Both of these workflows give similar output. manta_freec is much faster, but the HMF pipeline has the advantage of integrating SV and CNA calls.
- plots: a directory containing circos plots as well as per-chromosome plot, generated with figeno.
- breakpoints.tsv: a tsv file containing breakpoints for all samples analyzed. Columns: sample, chr1, pos1, orientation1, chr2, pos2, orientation2.
- CNAs.tsv: a tsv file containing copy number alterations for all samples analyzed. Columns: sample, chr, start, end, cn.
- freec: a directory containing per-sample CNA information produced by Control-FREEC. 3 files per sample: {sample}_CNVs (called CNAs), {sample}_ratio.txt (ratios per 10kb bin: -1 if the bin was excluded, otherwise the copy number is ploidy*ratio), {sample}_info.txt (various information for the sample, including the inferred tumor purity). [if run_manta_freec is true]

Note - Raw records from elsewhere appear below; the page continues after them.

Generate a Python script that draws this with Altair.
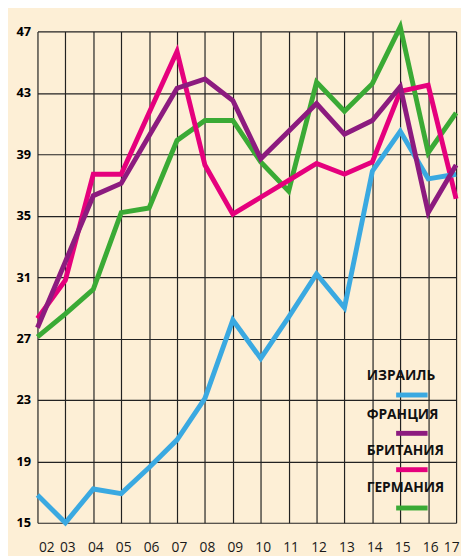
import altair as alt
import pandas as pd

years = list(range(2, 18))
y_ticks = [15, 19, 23, 27, 31, 35, 39, 43, 47]

countries = ["ИЗРАИЛЬ", "ФРАНЦИЯ", "БРИТАНИЯ", "ГЕРМАНИЯ"]
colors = ["#3aa9e1", "#8c1b7f", "#e5007d", "#3aaa35"]

israel = [16.8, 15.0, 17.2, 16.9, 18.6, 20.4, 23.1, 28.2, 25.7, 28.4, 31.2, 29.0, 37.9, 40.5, 37.4, 37.7]
france = [27.7, 32.0, 36.3, 37.1, 40.2, 43.3, 43.9, 42.5, 38.7, 40.5, 42.3, 40.3, 41.2, 43.4, 35.2, 38.3]
britain = [28.3, 30.8, 37.7, 37.7, 41.7, 45.7, 38.3, 35.1, 36.2, 37.3, 38.4, 37.7, 38.5, 43.1, 43.5, 36.1]
germany = [27.1, 28.6, 30.2, 35.2, 35.5, 39.9, 41.2, 41.2, 38.5, 36.6, 43.7, 41.8, 43.6, 47.3, 39.1, 41.7]

series = [israel, france, britain, germany]
rows = []
for name, vals in zip(countries, series):
    for yr, v in zip(years, vals):
        rows.append({"country": name, "year": yr, "value": v})
df = pd.DataFrame(rows)

x_enc = alt.X(
    "year:Q",
    scale=alt.Scale(domain=[2, 17], nice=False, zero=False),
    axis=alt.Axis(
        values=years,
        labelExpr="datum.value < 10 ? '0' + datum.value : '' + datum.value",
        title=None,
        grid=True,
        ticks=False,
        domain=False,
        labelFont="Open Sans",
        labelFontSize=14,
        labelColor="#1a1a1a",
        labelPadding=18,
        labelOffset=2,
        labelFlush=True,
        labelFlushOffset=1,
    ),
)
y_enc = alt.Y(
    "value:Q",
    scale=alt.Scale(domain=[15, 47], nice=False, zero=False),
    axis=alt.Axis(
        values=y_ticks,
        title=None,
        grid=True,
        ticks=False,
        domain=False,
        labelFont="Open Sans",
        labelFontSize=13,
        labelFontWeight="bold",
        labelColor="#000000",
        labelPadding=7,
        labelFlush=False,
    ),
)

color_scale = alt.Scale(domain=countries, range=colors)

draw_order = ["ГЕРМАНИЯ", "БРИТАНИЯ", "ИЗРАИЛЬ", "ФРАНЦИЯ"]
layers = []
for name in draw_order:
    layers.append(
        alt.Chart(df)
        .transform_filter(alt.datum.country == name)
        .mark_line(strokeWidth=5, strokeJoin="miter", strokeCap="butt")
        .encode(
            x=x_enc,
            y=y_enc,
            color=alt.Color("country:N", scale=color_scale, legend=None),
        )
    )

# custom legend: label above a short line sample
text_y = [351, 390, 427, 465]
line_y = [370, 409, 446, 485]
for name, col, ty, ly in zip(countries, colors, text_y, line_y):
    ldf = pd.DataFrame({"label": [name]})
    layers.append(
        alt.Chart(ldf)
        .mark_text(
            align="left",
            baseline="middle",
            font="Open Sans",
            fontSize=14,
            fontWeight="bold",
            color="#111111",
        )
        .encode(x=alt.value(335), y=alt.value(ty), text="label:N")
    )
    layers.append(
        alt.Chart(ldf)
        .mark_rule(strokeWidth=5, color=col)
        .encode(x=alt.value(365), x2=alt.value(397), y=alt.value(ly))
    )

chart = (
    alt.layer(*layers)
    .properties(
        width=426,
        height=500,
        autosize=alt.AutoSizeParams(type="none"),
        padding={"left": 30, "top": 19, "right": 5, "bottom": 29},
        background="#fdefd6",
    )
    .configure_view(stroke=None)
    .configure_axis(gridColor="#222222", gridWidth=1.2, gridOpacity=1)
)

chart.save("out.html", embed_options={"renderer": "svg", "actions": False})
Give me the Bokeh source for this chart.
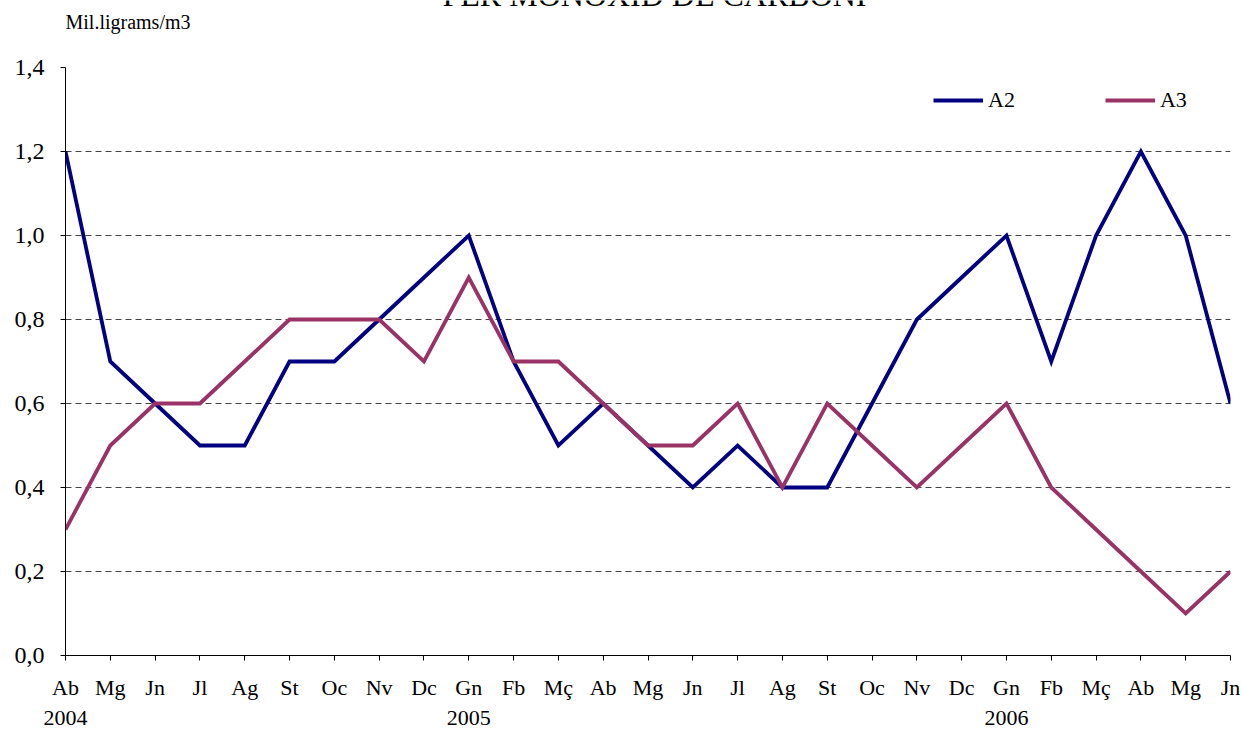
from bokeh.plotting import figure
from bokeh.layouts import column
from bokeh.models import (FixedTicker, Range1d, Legend, LegendItem, LinearAxis)
from bokeh.core.properties import value
from bokeh.embed import file_html
from bokeh.resources import INLINE

months = ["Ab", "Mg", "Jn", "Jl", "Ag", "St", "Oc", "Nv", "Dc", "Gn", "Fb", "Mç",
          "Ab", "Mg", "Jn", "Jl", "Ag", "St", "Oc", "Nv", "Dc", "Gn", "Fb", "Mç",
          "Ab", "Mg", "Jn"]
a2 = [1.2, 0.7, 0.6, 0.5, 0.5, 0.7, 0.7, 0.8, 0.9, 1.0, 0.7, 0.5, 0.6, 0.5,
      0.4, 0.5, 0.4, 0.4, 0.6, 0.8, 0.9, 1.0, 0.7, 1.0, 1.2, 1.0, 0.6]
a3 = [0.3, 0.5, 0.6, 0.6, 0.7, 0.8, 0.8, 0.8, 0.7, 0.9, 0.7, 0.7, 0.6, 0.5,
      0.5, 0.6, 0.4, 0.6, 0.5, 0.4, 0.5, 0.6, 0.4, 0.3, 0.2, 0.1, 0.2]
years = ["2004", "2005", "2006"]
year_idx = [0, 9, 21]
y_ticks = [0.0, 0.2, 0.4, 0.6, 0.8, 1.0, 1.2, 1.4]
title_text = "PER MONOXID DE CARBONI"
unit_text = "Mil.ligrams/m3"

FONT = "Liberation Serif"
W = 1242
HEAD_H = 55
LEFT, RIGHT = 65, 12

# ---- header strip (title partly cut off at the top, unit label) ----
head = figure(width=W, height=HEAD_H, output_backend="svg", toolbar_location=None,
              title=None,
              x_range=Range1d(LEFT, W - RIGHT), y_range=Range1d(HEAD_H, 0),
              x_axis_type=None, y_axis_type=None,
              min_border_left=LEFT, min_border_right=RIGHT, min_border_top=0,
              min_border_bottom=0)
head.outline_line_color = None
head.xgrid.visible = False
head.ygrid.visible = False
head.text(x=[654], y=[-6], text=[title_text], text_font=value(FONT),
          text_font_size="32px", text_align="center",
          text_baseline="alphabetic", text_color="black")
head.text(x=[65], y=[21], text=[unit_text], text_font=value(FONT),
          text_font_size="20px", text_align="left",
          text_baseline="alphabetic", text_color="black")

# ---- main chart ----
xs = list(range(len(months)))
p = figure(width=W, height=731 - HEAD_H, output_backend="svg", toolbar_location=None,
           title=None,
           x_range=Range1d(0, len(months) - 1), y_range=Range1d(0, 1.4),
           min_border_left=LEFT, min_border_right=RIGHT, min_border_top=12,
           min_border_bottom=76)
p.outline_line_color = None

p.xaxis.ticker = FixedTicker(ticks=xs)
p.xaxis.major_label_overrides = {i: m for i, m in enumerate(months)}
p.yaxis.ticker = FixedTicker(ticks=y_ticks)
p.yaxis.major_label_overrides = {t: f"{t:.1f}".replace(".", ",") for t in y_ticks}
for ax in (p.xaxis, p.yaxis):
    ax.axis_line_color = "black"
    ax.axis_line_width = 1
    ax.major_tick_line_color = "black"
    ax.major_tick_in = 0
    ax.major_tick_out = 5
    ax.minor_tick_line_color = None
    ax.major_label_text_font = FONT
    ax.major_label_text_color = "black"
p.xaxis.major_label_text_font_size = "22px"
p.yaxis.major_label_text_font_size = "24px"
p.xaxis.major_label_standoff = 14
p.yaxis.major_label_standoff = 16

# year labels as a second, line-less axis below the month axis
year_axis = LinearAxis(ticker=FixedTicker(ticks=year_idx),
                       major_label_overrides={i: y for i, y in zip(year_idx, years)},
                       axis_line_color=None, major_tick_line_color=None,
                       minor_tick_line_color=None, major_tick_in=0, major_tick_out=0,
                       major_label_standoff=8, major_label_text_font=FONT,
                       major_label_text_font_size="22px",
                       major_label_text_color="black")
p.add_layout(year_axis, "below")

p.xgrid.grid_line_color = None
p.ygrid.ticker = FixedTicker(ticks=y_ticks[1:-1])
p.ygrid.grid_line_color = "#444444"
p.ygrid.grid_line_dash = "6 4"
p.ygrid.grid_line_width = 1

r2 = p.line(xs, a2, line_color="#000080", line_width=3.8, line_join="miter")
r3 = p.line(xs, a3, line_color="#993366", line_width=3.8, line_join="miter")

legend = Legend(items=[LegendItem(label="A2", renderers=[r2]),
                       LegendItem(label="A3", renderers=[r3])],
                orientation="horizontal", location=(868, 542),
                glyph_width=50, glyph_height=24, label_standoff=5,
                spacing=90, padding=0, margin=0,
                border_line_alpha=0, background_fill_alpha=0,
                label_text_font=FONT, label_text_font_size="22px",
                label_height=24, label_text_color="black")
p.add_layout(legend, "center")

open("out.html", "w").write(file_html(column(head, p), INLINE))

- manta: a directory containing per sample SV information produced by manta. The important file is {sample}_SVfiltered.vcf, but unfiltered files are also provided and can be helpful to investigate why some SVs were filtered out. [if run_manta_freec is true]
- purple: SVs and copy numbers inferred by purple. [if run_HMF is true]
Two workflows can be used to detect heterozygous SNVs in a DNA bam file, and count allelic read counts for those variants in an RNA bam file. This can then be used to detect genes which are only expressed from one allele.
- fast_ase. It is the recommended method, since it is much faster. It will be run if
run_ASE=true
is specified in the config file. - GATK HaplotypeCaller + ASEReadCounter. This is much slower, but might give slightly more accurate results. It will be run if
run_ASE_GATK=true
is specified in the config file.
- Somatic SNVs can be called using mutect2. For now, this workflow only supports the hg19 reference. If
run_mutect2=true
is specified, it will detect SNVs present in the list of regions provided in themutect2_target_intervals
bed file. By default, this is a list of regions corresponding to genes commonly mutated in AML, but you can also provide a different list of regions. This workflow will only use a tumor bam file (no control), so in order to select somatic variants, it will filter out SNPs present in the gnomAD database, and only select nonsynonymous variants.
- if
run_pyjacker=true
is specified in the config file, pyjacker will be run to detect genes activated by enhancer hijacking in some samples of the cohort. To be able to run this option, you must:- provide a RNA_TPM_file in the config file. This is the gene expression matrix, where rows are genes and columns are samples (with the same names as in the samplesheet). There must be a column gene_id, and optionally a column gene_name.
- either set run_manta_freec to true OR set run_HMF to true OR provide breakpoints and CNAs in the config file (corresponding to breakpoints.tsv and CNAs.tsv of the pipeline outputs).
- either set run_ASE to true OR set run_ASE_GATK to true OR provide ase_dir in the config file (corresponding to ASE/ of the pipeline outputs).
Optionally, also provide fusions and enhancers.
See nextflow.config
the complete list of parameters that need to be provided.
Most parameters can be left to their default values. The most important ones are:
- samplesheet: path to the samplesheet (.csv)
- outDir: output directory.
- reference_fa: path to the fasta file of the reference genome used for alignment.
- reference_version: "hg19" or "hg38". These are the only two reference versions supported by the pipeline.
- use_control: whether or not to use the control samples, if they are provided. This will only be used for the CNA and SV calls.
- run_manta_freec, run_HMF, run_ASE, run_ASE_GATK, run_mutect2, run_pyjacker : booleans to specify which workflows to run (see above).